▶ PROBLEM STATEMENT:
Tally the lines containing "Write" and report the number alone.

▶ MATERIAL TO PROCESS:
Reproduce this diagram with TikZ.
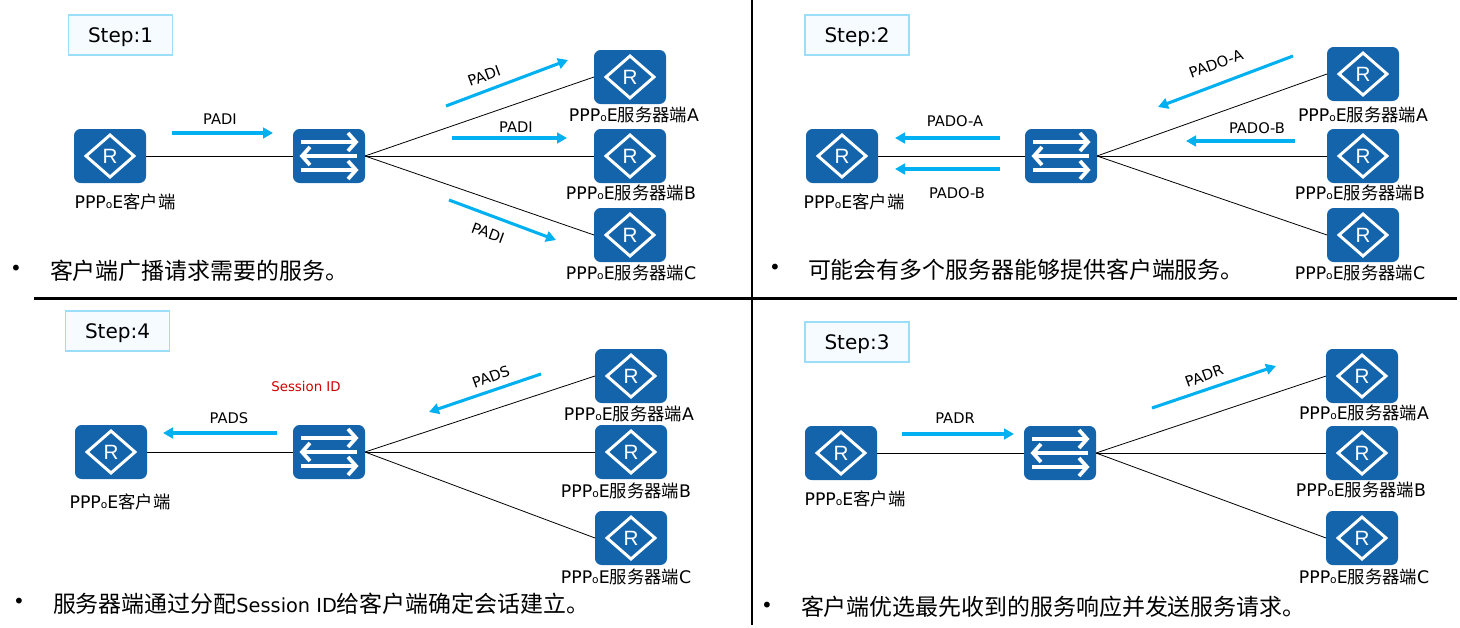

* * *

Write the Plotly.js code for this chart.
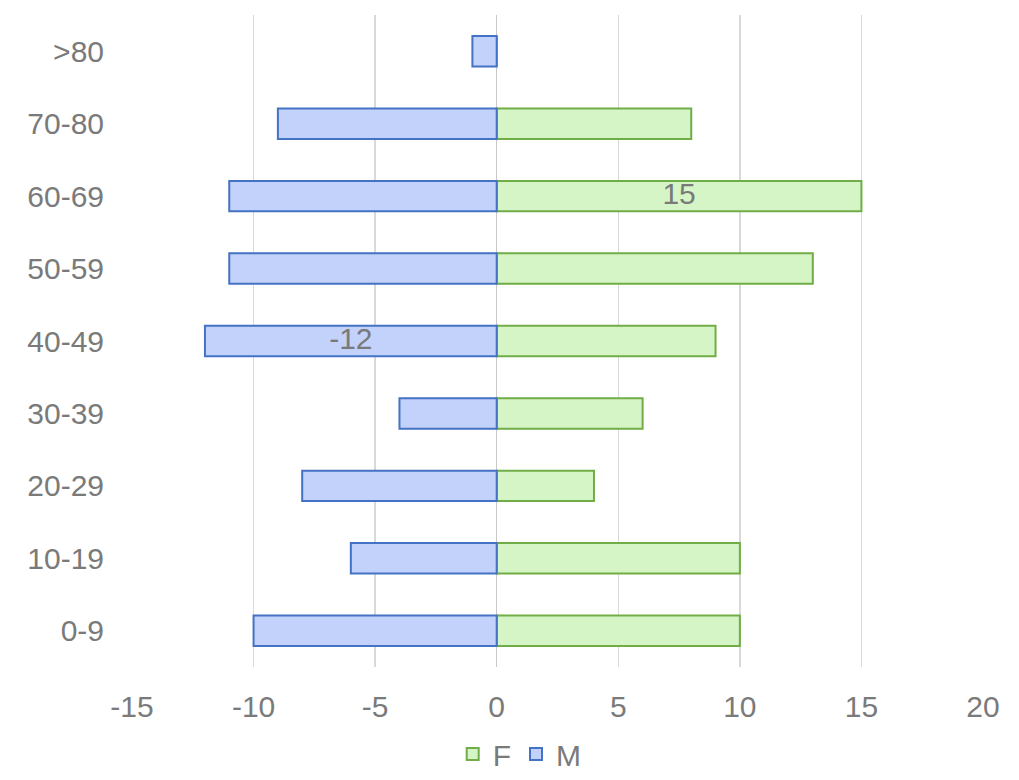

--

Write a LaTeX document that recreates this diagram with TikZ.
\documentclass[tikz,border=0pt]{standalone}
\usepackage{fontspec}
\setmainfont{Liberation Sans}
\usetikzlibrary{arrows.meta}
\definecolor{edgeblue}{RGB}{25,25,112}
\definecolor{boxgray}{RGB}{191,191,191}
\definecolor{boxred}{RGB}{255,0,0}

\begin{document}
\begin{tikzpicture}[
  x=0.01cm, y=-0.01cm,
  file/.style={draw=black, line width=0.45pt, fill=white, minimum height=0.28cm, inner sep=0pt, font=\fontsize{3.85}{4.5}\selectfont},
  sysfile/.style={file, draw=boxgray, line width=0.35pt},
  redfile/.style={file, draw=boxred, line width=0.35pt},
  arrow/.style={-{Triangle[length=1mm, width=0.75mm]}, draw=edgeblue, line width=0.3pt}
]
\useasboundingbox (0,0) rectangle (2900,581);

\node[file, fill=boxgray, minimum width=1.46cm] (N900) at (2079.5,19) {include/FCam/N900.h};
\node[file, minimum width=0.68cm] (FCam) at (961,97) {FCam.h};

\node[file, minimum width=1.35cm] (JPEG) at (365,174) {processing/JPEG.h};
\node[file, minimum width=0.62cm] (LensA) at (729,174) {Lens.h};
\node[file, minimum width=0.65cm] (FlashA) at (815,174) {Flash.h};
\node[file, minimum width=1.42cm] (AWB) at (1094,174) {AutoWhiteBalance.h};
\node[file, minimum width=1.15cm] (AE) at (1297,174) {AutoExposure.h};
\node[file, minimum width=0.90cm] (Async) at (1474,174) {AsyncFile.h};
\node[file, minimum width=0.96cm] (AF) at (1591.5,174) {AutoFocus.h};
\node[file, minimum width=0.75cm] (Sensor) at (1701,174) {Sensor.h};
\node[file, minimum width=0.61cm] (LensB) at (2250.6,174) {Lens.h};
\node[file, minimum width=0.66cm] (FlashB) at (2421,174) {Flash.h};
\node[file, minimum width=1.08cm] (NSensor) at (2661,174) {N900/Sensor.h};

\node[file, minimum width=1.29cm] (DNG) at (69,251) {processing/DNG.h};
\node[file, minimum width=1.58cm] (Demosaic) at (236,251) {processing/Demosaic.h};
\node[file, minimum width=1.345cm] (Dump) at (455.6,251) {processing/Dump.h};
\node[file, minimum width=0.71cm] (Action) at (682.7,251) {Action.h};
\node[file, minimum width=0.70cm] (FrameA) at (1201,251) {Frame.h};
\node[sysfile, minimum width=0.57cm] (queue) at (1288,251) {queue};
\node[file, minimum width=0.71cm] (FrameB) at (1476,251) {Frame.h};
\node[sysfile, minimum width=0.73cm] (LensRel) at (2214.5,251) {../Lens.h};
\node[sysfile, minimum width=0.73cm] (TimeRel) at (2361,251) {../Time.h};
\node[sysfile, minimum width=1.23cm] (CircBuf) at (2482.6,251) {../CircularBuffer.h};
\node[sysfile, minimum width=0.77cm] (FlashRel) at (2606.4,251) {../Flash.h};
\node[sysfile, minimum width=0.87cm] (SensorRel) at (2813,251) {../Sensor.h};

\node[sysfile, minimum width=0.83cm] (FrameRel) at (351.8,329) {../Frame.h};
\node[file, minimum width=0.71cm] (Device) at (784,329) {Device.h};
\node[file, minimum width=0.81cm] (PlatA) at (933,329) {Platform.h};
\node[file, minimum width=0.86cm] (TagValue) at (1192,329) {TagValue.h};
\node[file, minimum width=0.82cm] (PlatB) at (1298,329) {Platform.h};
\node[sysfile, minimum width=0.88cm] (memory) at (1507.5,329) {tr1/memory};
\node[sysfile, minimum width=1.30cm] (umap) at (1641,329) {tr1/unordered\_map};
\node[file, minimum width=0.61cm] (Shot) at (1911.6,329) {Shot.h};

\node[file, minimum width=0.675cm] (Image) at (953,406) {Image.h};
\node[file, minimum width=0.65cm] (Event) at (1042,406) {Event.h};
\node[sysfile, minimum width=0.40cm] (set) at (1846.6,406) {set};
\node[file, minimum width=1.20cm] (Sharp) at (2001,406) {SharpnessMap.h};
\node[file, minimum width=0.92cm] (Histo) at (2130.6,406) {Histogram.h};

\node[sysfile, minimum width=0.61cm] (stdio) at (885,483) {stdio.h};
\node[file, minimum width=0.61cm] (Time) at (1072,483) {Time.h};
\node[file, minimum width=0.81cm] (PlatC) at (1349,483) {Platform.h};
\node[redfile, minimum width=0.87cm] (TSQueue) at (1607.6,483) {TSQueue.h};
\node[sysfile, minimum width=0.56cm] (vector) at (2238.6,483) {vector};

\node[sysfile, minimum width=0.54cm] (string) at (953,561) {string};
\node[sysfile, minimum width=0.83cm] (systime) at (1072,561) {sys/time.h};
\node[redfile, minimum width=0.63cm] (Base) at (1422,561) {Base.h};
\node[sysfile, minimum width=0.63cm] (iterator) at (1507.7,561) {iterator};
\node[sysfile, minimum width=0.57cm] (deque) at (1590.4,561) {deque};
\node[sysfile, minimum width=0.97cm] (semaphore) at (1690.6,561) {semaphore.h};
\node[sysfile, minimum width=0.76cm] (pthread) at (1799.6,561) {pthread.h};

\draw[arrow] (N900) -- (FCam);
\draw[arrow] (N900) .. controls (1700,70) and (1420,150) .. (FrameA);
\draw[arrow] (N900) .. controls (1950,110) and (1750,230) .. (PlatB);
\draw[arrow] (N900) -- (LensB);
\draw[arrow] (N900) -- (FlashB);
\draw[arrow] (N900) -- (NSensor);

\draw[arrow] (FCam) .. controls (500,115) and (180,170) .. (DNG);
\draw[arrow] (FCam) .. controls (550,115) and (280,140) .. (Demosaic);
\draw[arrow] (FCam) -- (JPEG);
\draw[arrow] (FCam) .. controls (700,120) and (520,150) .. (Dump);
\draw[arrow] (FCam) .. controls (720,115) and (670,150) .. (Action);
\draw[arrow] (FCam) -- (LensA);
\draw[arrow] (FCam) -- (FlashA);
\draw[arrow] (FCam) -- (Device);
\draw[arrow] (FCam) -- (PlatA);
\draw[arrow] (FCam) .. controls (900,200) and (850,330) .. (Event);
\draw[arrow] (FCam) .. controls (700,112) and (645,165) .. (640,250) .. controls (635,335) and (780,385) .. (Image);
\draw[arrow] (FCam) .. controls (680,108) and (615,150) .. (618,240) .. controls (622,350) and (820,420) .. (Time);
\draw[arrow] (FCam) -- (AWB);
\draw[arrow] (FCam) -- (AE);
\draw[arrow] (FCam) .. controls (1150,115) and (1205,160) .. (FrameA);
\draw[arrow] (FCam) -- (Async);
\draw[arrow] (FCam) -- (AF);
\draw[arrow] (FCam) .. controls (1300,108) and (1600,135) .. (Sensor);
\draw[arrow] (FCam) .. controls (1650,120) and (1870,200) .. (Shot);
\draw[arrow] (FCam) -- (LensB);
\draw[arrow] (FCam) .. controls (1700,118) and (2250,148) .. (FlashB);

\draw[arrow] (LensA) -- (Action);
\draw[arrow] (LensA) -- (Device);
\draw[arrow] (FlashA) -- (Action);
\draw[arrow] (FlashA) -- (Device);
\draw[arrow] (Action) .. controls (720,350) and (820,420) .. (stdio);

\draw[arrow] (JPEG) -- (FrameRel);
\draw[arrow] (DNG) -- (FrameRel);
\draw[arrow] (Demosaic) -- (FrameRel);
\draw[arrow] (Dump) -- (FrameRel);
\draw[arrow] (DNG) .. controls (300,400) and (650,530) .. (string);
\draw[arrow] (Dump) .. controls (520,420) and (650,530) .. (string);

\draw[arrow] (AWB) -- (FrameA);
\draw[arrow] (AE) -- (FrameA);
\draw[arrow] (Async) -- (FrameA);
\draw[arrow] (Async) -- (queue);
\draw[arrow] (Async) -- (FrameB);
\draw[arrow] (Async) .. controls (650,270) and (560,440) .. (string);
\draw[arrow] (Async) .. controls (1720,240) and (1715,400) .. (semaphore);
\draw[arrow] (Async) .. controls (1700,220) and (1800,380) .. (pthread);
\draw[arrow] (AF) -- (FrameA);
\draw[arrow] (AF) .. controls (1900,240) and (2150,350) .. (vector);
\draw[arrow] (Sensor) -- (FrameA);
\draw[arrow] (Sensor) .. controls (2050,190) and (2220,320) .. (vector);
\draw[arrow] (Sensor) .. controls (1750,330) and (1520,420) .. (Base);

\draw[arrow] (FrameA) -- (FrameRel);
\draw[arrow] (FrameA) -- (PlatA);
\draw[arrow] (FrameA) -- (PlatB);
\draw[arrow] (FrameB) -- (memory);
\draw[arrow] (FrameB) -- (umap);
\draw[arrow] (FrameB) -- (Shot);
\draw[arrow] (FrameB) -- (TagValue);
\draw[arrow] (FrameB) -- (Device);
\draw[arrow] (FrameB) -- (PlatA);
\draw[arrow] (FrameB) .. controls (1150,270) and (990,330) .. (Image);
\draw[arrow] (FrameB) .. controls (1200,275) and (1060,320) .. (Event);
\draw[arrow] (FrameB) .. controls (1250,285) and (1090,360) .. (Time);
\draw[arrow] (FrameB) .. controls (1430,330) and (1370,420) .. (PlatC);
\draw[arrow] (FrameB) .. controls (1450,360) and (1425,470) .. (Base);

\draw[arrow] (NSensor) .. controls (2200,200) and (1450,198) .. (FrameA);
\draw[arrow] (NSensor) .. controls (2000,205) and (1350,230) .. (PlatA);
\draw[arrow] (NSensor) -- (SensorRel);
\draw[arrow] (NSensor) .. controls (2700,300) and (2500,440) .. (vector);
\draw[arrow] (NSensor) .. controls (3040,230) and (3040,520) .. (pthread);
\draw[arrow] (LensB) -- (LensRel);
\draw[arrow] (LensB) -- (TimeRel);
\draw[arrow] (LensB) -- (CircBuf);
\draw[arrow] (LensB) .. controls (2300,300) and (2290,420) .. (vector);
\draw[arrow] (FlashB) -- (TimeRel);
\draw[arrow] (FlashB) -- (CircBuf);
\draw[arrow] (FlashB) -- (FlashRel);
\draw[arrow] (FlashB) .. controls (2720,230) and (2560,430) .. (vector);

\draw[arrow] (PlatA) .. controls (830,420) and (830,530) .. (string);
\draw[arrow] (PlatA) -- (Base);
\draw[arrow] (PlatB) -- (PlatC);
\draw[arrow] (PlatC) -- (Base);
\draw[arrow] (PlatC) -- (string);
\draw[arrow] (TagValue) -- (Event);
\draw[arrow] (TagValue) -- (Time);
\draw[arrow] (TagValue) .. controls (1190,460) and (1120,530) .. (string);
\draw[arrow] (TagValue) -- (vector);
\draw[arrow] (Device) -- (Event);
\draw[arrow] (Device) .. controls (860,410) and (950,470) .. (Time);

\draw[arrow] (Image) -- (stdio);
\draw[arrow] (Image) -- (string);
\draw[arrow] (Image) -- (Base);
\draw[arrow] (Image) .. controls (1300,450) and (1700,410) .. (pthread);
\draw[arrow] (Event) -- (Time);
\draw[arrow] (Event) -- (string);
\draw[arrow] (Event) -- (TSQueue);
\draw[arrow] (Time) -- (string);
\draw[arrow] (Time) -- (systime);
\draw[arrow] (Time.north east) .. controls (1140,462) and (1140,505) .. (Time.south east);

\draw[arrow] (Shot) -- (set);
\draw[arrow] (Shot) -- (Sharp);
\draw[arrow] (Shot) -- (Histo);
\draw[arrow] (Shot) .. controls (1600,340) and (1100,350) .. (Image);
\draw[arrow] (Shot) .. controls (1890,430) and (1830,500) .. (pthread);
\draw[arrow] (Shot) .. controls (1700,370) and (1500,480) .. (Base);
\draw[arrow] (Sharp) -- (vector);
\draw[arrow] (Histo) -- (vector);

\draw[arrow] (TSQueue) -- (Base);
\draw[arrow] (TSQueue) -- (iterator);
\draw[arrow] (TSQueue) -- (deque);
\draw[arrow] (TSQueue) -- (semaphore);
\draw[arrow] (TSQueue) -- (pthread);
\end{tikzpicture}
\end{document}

▶ EXERCISE RESULT:
2